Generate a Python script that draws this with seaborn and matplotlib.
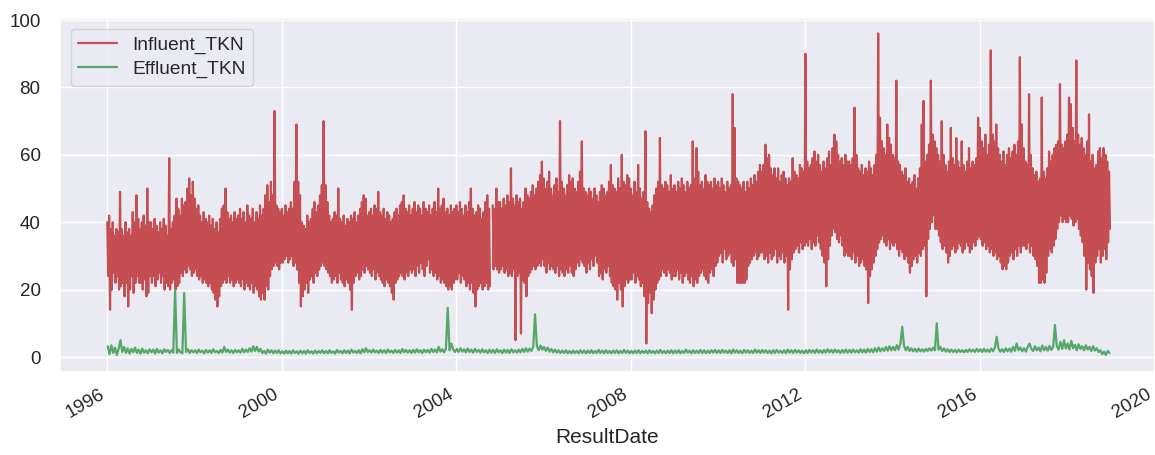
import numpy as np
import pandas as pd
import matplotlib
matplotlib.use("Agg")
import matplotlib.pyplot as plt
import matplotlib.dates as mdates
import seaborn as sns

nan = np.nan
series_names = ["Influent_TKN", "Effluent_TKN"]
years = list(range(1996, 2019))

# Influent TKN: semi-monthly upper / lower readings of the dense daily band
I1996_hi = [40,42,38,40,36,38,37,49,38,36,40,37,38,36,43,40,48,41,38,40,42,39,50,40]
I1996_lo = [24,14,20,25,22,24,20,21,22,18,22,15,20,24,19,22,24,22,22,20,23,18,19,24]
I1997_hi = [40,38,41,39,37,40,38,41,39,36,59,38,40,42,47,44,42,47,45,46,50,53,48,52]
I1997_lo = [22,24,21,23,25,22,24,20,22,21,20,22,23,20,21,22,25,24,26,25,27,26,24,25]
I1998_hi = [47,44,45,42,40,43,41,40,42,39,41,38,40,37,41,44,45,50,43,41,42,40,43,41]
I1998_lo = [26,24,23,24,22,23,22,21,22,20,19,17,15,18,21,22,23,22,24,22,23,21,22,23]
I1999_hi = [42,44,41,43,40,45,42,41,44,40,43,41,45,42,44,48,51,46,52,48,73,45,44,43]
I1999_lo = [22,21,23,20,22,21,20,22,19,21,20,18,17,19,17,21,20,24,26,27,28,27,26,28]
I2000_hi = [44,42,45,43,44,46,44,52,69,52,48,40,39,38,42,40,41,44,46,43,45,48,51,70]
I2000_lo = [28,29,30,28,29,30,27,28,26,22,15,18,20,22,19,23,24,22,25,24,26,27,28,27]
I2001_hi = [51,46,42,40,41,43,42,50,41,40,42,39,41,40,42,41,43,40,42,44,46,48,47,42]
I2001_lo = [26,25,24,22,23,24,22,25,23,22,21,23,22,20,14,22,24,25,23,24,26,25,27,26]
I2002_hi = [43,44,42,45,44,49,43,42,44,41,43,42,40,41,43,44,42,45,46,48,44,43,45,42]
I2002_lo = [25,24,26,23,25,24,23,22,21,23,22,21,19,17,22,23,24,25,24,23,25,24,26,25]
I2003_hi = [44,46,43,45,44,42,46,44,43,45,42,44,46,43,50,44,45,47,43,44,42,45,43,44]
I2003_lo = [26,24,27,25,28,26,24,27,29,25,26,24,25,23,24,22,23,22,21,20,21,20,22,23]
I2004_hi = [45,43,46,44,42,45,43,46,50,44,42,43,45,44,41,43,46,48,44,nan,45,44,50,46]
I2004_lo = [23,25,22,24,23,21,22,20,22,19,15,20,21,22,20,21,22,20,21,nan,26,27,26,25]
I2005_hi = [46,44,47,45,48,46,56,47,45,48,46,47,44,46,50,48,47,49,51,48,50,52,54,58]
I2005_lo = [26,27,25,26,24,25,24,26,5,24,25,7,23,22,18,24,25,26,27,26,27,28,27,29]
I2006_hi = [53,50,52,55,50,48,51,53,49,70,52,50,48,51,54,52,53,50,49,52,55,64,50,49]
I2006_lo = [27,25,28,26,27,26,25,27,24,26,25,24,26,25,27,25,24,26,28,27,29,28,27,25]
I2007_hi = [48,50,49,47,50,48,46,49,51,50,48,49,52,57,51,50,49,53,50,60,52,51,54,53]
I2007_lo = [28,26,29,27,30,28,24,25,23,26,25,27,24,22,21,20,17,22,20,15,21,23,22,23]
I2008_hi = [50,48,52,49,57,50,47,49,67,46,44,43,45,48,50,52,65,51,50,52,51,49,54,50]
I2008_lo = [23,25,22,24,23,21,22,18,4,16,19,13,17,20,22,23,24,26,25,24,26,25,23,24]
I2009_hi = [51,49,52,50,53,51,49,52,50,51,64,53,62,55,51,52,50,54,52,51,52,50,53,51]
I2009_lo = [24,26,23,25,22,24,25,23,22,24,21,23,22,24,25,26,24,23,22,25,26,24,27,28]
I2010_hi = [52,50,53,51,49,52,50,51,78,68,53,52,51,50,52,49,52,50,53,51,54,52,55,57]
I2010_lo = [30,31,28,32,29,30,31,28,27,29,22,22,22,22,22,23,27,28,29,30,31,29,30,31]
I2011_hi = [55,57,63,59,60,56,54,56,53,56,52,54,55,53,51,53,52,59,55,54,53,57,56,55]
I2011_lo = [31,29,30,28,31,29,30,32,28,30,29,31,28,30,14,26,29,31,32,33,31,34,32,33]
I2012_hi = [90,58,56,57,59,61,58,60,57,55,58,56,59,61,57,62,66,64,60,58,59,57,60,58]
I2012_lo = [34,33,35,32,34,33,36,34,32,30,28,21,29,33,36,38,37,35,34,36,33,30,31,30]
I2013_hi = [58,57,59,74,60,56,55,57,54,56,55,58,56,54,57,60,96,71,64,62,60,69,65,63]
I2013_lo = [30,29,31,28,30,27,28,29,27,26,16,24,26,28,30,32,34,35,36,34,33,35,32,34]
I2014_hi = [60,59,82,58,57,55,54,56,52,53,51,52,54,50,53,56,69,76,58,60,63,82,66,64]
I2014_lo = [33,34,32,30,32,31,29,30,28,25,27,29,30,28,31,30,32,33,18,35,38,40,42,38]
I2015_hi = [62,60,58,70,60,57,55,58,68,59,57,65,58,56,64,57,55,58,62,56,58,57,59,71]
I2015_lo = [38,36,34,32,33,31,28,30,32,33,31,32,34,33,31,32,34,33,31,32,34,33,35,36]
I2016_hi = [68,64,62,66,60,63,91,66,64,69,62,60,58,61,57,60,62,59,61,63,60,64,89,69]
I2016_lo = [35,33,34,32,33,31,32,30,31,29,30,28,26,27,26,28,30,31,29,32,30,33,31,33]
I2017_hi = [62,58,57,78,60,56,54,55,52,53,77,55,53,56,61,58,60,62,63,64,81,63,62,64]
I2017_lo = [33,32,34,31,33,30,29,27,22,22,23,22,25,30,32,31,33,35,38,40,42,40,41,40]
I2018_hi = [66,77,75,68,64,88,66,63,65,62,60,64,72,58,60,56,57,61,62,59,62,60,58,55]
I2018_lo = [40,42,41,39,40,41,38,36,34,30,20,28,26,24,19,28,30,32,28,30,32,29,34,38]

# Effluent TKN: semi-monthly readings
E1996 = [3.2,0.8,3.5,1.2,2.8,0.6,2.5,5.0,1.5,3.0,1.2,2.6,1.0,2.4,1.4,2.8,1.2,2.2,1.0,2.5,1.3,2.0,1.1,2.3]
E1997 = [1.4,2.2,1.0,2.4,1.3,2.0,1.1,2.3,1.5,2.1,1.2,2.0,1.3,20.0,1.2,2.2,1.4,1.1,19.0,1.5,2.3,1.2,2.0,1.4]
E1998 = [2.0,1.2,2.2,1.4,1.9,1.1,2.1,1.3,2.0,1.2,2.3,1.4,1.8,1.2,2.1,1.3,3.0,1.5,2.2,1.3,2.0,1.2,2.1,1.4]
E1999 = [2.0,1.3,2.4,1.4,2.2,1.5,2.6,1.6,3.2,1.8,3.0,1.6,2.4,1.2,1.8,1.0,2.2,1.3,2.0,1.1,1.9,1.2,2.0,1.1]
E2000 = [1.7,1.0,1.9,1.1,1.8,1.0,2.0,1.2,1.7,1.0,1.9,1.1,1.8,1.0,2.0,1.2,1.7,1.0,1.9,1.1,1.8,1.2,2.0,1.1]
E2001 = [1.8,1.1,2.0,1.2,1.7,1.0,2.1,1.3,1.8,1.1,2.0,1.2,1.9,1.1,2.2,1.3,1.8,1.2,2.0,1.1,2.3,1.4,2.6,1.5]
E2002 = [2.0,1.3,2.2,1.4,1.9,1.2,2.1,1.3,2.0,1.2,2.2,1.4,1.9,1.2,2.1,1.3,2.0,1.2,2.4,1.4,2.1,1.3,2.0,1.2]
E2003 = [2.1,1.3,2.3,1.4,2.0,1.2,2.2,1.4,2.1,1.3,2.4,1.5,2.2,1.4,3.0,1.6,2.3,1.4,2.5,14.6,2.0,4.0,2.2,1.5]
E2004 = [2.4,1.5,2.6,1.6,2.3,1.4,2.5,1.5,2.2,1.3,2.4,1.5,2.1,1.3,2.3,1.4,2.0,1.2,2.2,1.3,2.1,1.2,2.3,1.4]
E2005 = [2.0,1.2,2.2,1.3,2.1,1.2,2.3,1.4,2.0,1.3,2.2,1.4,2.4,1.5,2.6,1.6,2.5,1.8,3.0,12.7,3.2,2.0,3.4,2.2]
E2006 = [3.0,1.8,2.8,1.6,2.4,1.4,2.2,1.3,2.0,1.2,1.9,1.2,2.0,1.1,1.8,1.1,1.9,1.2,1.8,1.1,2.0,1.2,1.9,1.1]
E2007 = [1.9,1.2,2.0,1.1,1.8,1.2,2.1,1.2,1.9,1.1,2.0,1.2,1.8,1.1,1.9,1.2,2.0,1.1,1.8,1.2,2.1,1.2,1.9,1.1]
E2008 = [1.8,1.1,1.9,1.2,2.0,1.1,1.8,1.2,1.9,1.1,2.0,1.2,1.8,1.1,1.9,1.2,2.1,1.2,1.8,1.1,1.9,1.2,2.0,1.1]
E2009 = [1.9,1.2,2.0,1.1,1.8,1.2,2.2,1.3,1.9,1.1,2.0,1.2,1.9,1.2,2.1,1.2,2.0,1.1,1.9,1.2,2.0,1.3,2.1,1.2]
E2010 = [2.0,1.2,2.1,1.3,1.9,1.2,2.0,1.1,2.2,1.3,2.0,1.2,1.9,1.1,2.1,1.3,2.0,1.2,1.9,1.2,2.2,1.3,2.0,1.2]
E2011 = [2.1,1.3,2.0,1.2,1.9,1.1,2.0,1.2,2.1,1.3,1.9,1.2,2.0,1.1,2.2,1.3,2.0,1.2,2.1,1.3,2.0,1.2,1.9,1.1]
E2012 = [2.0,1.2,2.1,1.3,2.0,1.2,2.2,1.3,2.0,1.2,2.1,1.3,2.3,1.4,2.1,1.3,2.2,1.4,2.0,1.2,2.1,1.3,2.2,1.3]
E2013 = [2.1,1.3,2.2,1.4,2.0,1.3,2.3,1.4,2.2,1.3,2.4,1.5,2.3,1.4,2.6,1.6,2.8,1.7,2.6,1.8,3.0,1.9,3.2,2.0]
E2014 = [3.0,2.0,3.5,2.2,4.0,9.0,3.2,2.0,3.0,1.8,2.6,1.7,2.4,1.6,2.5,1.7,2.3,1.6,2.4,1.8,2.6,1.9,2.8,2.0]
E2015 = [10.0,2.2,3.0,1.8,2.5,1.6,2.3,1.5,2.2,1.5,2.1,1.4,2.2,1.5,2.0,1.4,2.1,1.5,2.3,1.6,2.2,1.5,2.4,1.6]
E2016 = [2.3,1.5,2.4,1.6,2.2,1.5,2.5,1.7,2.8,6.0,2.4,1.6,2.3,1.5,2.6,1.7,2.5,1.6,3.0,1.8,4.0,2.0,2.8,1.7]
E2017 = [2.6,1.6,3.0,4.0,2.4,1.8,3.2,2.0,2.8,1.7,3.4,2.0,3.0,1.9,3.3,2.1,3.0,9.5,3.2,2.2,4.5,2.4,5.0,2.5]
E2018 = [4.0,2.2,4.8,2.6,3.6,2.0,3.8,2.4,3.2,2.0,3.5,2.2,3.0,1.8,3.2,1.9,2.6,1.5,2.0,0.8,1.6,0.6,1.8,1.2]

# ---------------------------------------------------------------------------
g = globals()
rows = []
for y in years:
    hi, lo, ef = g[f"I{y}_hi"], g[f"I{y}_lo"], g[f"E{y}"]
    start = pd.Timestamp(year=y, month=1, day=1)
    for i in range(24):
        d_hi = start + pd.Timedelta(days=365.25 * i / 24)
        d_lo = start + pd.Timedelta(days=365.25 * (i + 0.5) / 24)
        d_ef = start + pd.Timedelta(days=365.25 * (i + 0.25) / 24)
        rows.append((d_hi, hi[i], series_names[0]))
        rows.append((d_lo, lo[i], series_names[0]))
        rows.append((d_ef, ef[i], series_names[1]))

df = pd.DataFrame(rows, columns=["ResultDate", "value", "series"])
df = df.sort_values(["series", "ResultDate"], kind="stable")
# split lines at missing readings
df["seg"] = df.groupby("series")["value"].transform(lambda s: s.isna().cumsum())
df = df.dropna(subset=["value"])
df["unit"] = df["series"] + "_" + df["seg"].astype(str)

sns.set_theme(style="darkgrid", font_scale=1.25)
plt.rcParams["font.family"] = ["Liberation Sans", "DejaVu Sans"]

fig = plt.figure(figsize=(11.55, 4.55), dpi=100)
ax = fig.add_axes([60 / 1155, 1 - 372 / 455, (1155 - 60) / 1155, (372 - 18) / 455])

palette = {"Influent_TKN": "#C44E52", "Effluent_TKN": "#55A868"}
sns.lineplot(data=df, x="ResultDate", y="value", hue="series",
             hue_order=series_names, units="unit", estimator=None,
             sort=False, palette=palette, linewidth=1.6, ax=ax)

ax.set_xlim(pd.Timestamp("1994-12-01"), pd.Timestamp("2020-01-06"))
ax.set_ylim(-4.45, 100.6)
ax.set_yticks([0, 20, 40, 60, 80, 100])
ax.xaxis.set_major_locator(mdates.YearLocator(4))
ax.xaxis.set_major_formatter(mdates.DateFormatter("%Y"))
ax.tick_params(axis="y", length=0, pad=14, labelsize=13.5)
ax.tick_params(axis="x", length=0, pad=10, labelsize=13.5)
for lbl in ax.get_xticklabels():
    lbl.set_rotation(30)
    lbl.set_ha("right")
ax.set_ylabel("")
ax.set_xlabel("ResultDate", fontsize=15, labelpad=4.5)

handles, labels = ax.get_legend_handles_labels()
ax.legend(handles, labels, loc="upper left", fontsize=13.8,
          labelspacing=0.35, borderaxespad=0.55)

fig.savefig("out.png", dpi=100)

Exercise directions: Copy each line of the listing that contains the string "matplotlib".

Completed exercise:
Generate a Python script that draws this with seaborn and matplotlib.
import matplotlib
matplotlib.use("Agg")
import matplotlib.pyplot as plt
import matplotlib.dates as mdates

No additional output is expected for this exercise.